Conferência de Chefes de Governo:

É o órgão supremo da Comunidade. Celebra anualmente um período de sessões ordinárias, geralmente, nos primeiros dias do mês de julho, e outro, normalmente, em fevereiro de cada ano. A Conferência pode delegar funções ao Bureau, integrado também por mandatários.

Conselho de Ministros da Comunidade:

É o segundo órgão mais importante e tem por função principal o planejamento e a coordenação estratégica da CARICOM nas esferas de sua competência. Funciona, também, como instância preparatória da Conferência.Para o desempenho de suas funções, estes órgãos principais contam com o apoio dos seguintes fóruns:

  • Conselho de Comércio e Desenvolvimento Econômico (COTED):

É encarregado de promover o comércio e o desenvolvimento econômico da Comunidade. Dentre outras responsabilidades, supervisa o funcionamento do mercado e a economia únicos da Comunidade.

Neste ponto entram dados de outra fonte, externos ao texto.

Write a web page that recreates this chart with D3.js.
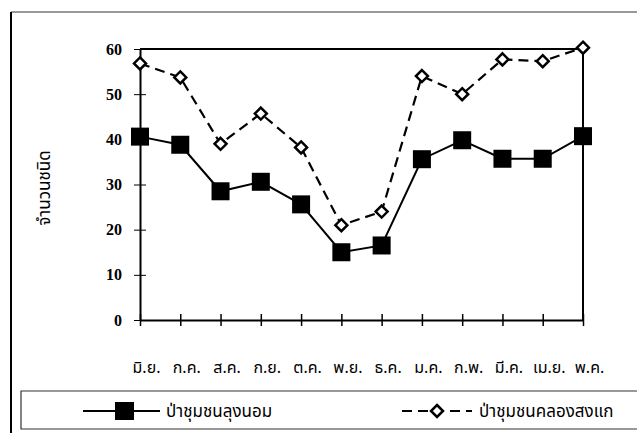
<!DOCTYPE html>
<html>
<head>
<meta charset="utf-8">
<script src="https://cdn.jsdelivr.net/npm/d3@7"></script>
<style>
  body { margin: 0; background: #fff; }
  svg { display: block; }
</style>
</head>
<body>
<div id="chart"></div>
<script>
// line chart: species count per month, two community forests
// ===========================================================

var months = ['มิ.ย.', 'ก.ค.', 'ส.ค.', 'ก.ย.', 'ต.ค.', 'พ.ย.', 'ธ.ค.', 'ม.ค.', 'ก.พ.', 'มี.ค.', 'เม.ย.', 'พ.ค.'];
var lungNom = [40.6, 38.8, 28.5, 30.6, 25.6, 15, 16.5, 35.6, 39.8, 35.7, 35.7, 40.7];      // ป่าชุมชนลุงนอม
var khlongSongKae = [56.8, 53.7, 39, 45.7, 38.2, 21, 24, 54, 50, 57.7, 57.3, 60.3];      // ป่าชุมชนคลองสงแก
var yTicks = [0, 10, 20, 30, 40, 50, 60];
var yTitle = 'จำนวนชนิด';
var seriesNames = ['ป่าชุมชนลุงนอม', 'ป่าชุมชนคลองสงแก'];

var width = 637,
    height = 433;

var thai = '"Noto Sans Thai", "Noto Sans", "DejaVu Sans", sans-serif';
var serif = '"Liberation Serif", "DejaVu Serif", serif';

var svg = d3.select("#chart").append("svg")
    .attr("width", width)
    .attr("height", height);

var x = d3.scalePoint()
    .domain(months)
    .range([140, 583]);

var y = d3.scaleLinear()
    .domain([0, 60])
    .range([320, 49]);

// outer frame (only top + left survive in the scan)
svg.append("line").attr("x1", 11).attr("x2", 637).attr("y1", 12).attr("y2", 12)
   .attr("stroke", "#777").attr("stroke-width", 1.5);
svg.append("line").attr("x1", 11).attr("x2", 11).attr("y1", 12).attr("y2", 433)
   .attr("stroke", "#000").attr("stroke-width", 2);

// plot frame top + right
svg.append("path")
   .attr("d", "M140," + y(60) + "H583V" + y(0))
   .attr("fill", "none").attr("stroke", "#000").attr("stroke-width", 2);

// y axis
var yAxis = svg.append("g")
   .attr("transform", "translate(140,0)")
   .call(d3.axisLeft(y).tickValues(yTicks).tickSize(0).tickPadding(18));
yAxis.select(".domain").attr("stroke", "#000").attr("stroke-width", 2);
yAxis.selectAll(".tick text")
   .attr("font-family", serif).attr("font-size", 16).attr("font-weight", "bold").attr("fill", "#000");
yAxis.selectAll(".tick").append("line")
   .attr("x1", -6).attr("x2", 6).attr("stroke", "#000").attr("stroke-width", 1);

// x axis
var xAxis = svg.append("g")
   .attr("transform", "translate(0," + y(0) + ")")
   .call(d3.axisBottom(x).tickSize(0).tickPadding(42));
xAxis.select(".domain").attr("stroke", "#000").attr("stroke-width", 2);
xAxis.selectAll(".tick text")
   .attr("font-family", thai).attr("font-size", 16).attr("fill", "#000")
   .attr("dx", 6);
xAxis.selectAll(".tick").append("line")
   .attr("y1", -6).attr("y2", 6).attr("stroke", "#000").attr("stroke-width", 1.5);

// y title
svg.append("text")
   .attr("transform", "translate(50,188) rotate(-90)")
   .attr("text-anchor", "middle")
   .attr("font-family", thai).attr("font-size", 17)
   .text(yTitle);

var line = d3.line()
   .x(function(d, i) { return x(months[i]); })
   .y(function(d) { return y(d); });

var diamond = "M0,-6L6,0L0,6L-6,0Z";

// dashed series
svg.append("path")
   .datum(khlongSongKae)
   .attr("d", line)
   .attr("fill", "none").attr("stroke", "#000")
   .attr("stroke-width", 2.2).attr("stroke-dasharray", "10,6");

// solid series
svg.append("path")
   .datum(lungNom)
   .attr("d", line)
   .attr("fill", "none").attr("stroke", "#000").attr("stroke-width", 2);

svg.selectAll("rect.sq")
   .data(lungNom)
   .enter().append("rect")
   .attr("class", "sq")
   .attr("x", function(d, i) { return x(months[i]) - 9; })
   .attr("y", function(d) { return y(d) - 9; })
   .attr("width", 18).attr("height", 18)
   .attr("fill", "#000");

svg.selectAll("path.dm")
   .data(khlongSongKae)
   .enter().append("path")
   .attr("class", "dm")
   .attr("transform", function(d, i) { return "translate(" + x(months[i]) + "," + y(d) + ")"; })
   .attr("d", diamond)
   .attr("fill", "#fff").attr("stroke", "#000").attr("stroke-width", 2.5);

// legend box
svg.append("path")
   .attr("d", "M637,391H21V429H637")
   .attr("fill", "none").attr("stroke", "#333").attr("stroke-width", 1.2);

var leg = svg.append("g");
leg.append("line").attr("x1", 83).attr("x2", 160).attr("y1", 411).attr("y2", 411)
   .attr("stroke", "#000").attr("stroke-width", 2);
leg.append("rect").attr("x", 115).attr("y", 402).attr("width", 19).attr("height", 18).attr("fill", "#000");
leg.append("text").attr("x", 166).attr("y", 417)
   .attr("font-family", thai).attr("font-size", 17).text(seriesNames[0]);

leg.append("line").attr("x1", 402).attr("x2", 472).attr("y1", 411).attr("y2", 411)
   .attr("stroke", "#000").attr("stroke-width", 2.2).attr("stroke-dasharray", "10,6");
leg.append("path").attr("transform", "translate(437,411)").attr("d", diamond)
   .attr("fill", "#fff").attr("stroke", "#000").attr("stroke-width", 2.5);
leg.append("text").attr("x", 479).attr("y", 417)
   .attr("font-family", thai).attr("font-size", 17).text(seriesNames[1]);
</script>
</body>
</html>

  • Conselho das Relações Exteriores e da Comunidade (COFCOR):

Sua responsabilidade é definir as relações entre a CARICOM e outros países ou organizações internacionais. Coordena as políticas exteriores dos seus estados-membros e, quando cabe, adota posições conjuntas na Comunidade sobre assuntos hemisféricos e internacionais importantes.

  • Conselho de Desenvolvimento Humano e Social (COHSOD):

Deve impulsionar o desenvolvimento social e humano, em particular, mediante o desenvolvimento da saúde, da educação e do esporte.

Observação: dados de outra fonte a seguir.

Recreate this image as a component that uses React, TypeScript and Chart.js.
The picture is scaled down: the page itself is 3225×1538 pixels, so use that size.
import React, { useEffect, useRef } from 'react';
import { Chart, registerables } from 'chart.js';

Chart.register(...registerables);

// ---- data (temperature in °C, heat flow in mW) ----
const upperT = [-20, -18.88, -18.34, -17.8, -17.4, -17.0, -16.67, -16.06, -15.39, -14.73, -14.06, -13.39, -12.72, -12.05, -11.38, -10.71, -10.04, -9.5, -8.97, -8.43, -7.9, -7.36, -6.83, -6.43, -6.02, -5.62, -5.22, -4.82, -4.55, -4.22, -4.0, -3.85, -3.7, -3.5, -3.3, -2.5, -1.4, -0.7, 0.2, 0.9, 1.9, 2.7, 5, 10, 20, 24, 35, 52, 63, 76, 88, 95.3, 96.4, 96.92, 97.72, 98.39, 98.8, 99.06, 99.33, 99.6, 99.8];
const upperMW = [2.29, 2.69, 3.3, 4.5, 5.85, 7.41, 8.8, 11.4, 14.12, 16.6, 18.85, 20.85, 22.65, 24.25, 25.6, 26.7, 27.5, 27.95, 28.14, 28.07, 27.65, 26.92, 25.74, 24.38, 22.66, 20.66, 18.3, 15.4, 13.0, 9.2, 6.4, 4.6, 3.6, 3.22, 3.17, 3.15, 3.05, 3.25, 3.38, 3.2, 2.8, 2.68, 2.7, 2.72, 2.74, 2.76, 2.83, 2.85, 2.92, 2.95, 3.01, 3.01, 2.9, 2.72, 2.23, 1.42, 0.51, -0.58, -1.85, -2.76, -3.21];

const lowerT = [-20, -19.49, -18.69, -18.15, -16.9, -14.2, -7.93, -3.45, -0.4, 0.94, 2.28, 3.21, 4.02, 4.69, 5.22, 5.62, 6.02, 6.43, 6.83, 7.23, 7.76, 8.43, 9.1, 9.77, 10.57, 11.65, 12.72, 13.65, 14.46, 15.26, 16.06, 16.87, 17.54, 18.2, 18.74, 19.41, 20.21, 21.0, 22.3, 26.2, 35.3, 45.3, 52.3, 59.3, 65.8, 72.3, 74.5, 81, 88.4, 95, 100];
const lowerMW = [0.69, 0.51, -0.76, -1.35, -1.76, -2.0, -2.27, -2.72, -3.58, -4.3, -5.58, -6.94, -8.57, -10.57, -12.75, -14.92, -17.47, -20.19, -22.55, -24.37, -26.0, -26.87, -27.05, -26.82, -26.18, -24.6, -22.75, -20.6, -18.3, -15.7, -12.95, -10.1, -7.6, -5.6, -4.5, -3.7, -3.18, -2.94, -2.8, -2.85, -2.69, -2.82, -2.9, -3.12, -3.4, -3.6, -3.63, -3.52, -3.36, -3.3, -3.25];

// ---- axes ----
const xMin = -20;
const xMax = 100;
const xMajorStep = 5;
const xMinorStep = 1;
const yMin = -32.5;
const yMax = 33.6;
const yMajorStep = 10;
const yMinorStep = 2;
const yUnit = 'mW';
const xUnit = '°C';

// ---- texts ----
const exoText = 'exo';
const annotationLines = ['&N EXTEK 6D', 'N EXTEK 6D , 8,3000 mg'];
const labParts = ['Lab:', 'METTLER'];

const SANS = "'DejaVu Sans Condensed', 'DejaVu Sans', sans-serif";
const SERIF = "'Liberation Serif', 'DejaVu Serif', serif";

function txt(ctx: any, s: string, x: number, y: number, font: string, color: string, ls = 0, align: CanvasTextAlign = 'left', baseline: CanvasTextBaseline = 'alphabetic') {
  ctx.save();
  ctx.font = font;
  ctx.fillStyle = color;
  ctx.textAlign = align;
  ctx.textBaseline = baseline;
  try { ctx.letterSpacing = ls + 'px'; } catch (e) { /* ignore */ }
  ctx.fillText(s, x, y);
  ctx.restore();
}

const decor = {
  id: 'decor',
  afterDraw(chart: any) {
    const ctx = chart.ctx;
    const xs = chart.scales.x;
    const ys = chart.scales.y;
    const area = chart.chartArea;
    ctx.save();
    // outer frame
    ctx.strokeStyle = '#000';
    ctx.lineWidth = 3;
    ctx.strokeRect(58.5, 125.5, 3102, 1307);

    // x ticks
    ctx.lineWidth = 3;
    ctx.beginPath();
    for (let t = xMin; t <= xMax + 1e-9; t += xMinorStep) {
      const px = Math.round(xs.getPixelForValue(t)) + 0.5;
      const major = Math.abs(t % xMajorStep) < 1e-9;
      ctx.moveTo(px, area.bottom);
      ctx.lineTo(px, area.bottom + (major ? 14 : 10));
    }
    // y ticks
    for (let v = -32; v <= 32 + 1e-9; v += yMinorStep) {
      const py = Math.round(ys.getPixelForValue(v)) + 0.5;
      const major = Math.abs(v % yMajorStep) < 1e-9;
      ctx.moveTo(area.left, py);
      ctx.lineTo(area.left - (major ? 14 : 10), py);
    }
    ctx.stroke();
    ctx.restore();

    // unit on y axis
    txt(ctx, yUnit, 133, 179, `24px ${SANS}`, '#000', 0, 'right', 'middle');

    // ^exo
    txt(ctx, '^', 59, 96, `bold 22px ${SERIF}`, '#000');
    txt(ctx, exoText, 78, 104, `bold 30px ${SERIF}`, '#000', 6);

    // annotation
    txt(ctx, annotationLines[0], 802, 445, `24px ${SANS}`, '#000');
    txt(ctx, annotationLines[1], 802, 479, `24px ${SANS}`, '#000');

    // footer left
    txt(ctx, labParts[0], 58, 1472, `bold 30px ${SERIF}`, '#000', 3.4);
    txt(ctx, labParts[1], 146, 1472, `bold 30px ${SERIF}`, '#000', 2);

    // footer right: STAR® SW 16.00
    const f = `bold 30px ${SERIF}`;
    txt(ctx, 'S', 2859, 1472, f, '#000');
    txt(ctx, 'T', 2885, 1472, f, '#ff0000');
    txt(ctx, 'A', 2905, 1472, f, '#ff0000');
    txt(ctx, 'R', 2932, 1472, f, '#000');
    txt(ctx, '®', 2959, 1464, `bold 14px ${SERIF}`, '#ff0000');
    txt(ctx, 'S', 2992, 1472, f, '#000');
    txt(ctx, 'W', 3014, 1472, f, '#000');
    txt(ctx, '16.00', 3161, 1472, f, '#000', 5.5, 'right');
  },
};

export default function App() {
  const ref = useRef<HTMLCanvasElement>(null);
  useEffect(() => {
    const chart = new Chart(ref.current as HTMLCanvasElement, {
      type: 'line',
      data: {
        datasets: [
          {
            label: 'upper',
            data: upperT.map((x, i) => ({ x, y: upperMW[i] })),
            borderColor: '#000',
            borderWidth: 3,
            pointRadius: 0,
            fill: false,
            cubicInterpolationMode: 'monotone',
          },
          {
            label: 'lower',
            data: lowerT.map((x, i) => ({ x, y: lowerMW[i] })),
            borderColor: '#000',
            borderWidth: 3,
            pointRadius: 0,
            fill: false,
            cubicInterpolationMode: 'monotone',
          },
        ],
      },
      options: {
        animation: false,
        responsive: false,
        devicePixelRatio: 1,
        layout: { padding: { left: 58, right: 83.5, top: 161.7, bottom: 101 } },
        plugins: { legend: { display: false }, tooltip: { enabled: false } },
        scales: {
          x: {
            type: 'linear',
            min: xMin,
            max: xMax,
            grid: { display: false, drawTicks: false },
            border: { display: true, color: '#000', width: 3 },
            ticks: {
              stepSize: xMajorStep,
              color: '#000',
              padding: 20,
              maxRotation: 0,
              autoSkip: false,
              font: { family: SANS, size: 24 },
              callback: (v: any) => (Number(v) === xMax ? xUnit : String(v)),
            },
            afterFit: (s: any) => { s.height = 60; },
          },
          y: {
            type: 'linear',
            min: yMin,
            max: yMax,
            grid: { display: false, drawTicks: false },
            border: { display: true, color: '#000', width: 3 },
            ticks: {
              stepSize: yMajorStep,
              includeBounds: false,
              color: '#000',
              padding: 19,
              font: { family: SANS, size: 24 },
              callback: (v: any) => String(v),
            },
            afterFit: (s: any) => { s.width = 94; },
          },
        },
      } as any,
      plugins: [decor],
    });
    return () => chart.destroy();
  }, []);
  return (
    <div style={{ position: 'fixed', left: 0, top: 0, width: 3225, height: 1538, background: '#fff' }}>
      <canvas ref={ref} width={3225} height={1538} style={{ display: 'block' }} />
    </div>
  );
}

  • Conselho de Finanças e Planejamento (COFAP):

É encarregado, fundamentalmente, da coordenação da política econômica e da integração financeira e monetária dos estados-membros. Sob direção do COFAP, o Comitê de Governadores de Bancos Centrais oferece ajuda no desempenho desta responsabilidade.São órgãos subsidiários da CARICOM o Comitê de Assuntos Jurídicos, o Comitê de Orçamento e o Comitê de Governadores dos Bancos Centrais, que desempenham funções de assessoramento.

Ofelia Arteaga
Conselheira Econômica e Comercial
Representante Alterna de Cuba junto à ALADI


Nota: As opiniões contidas no presente artigo são de responsabilidade exclusiva de sua autora.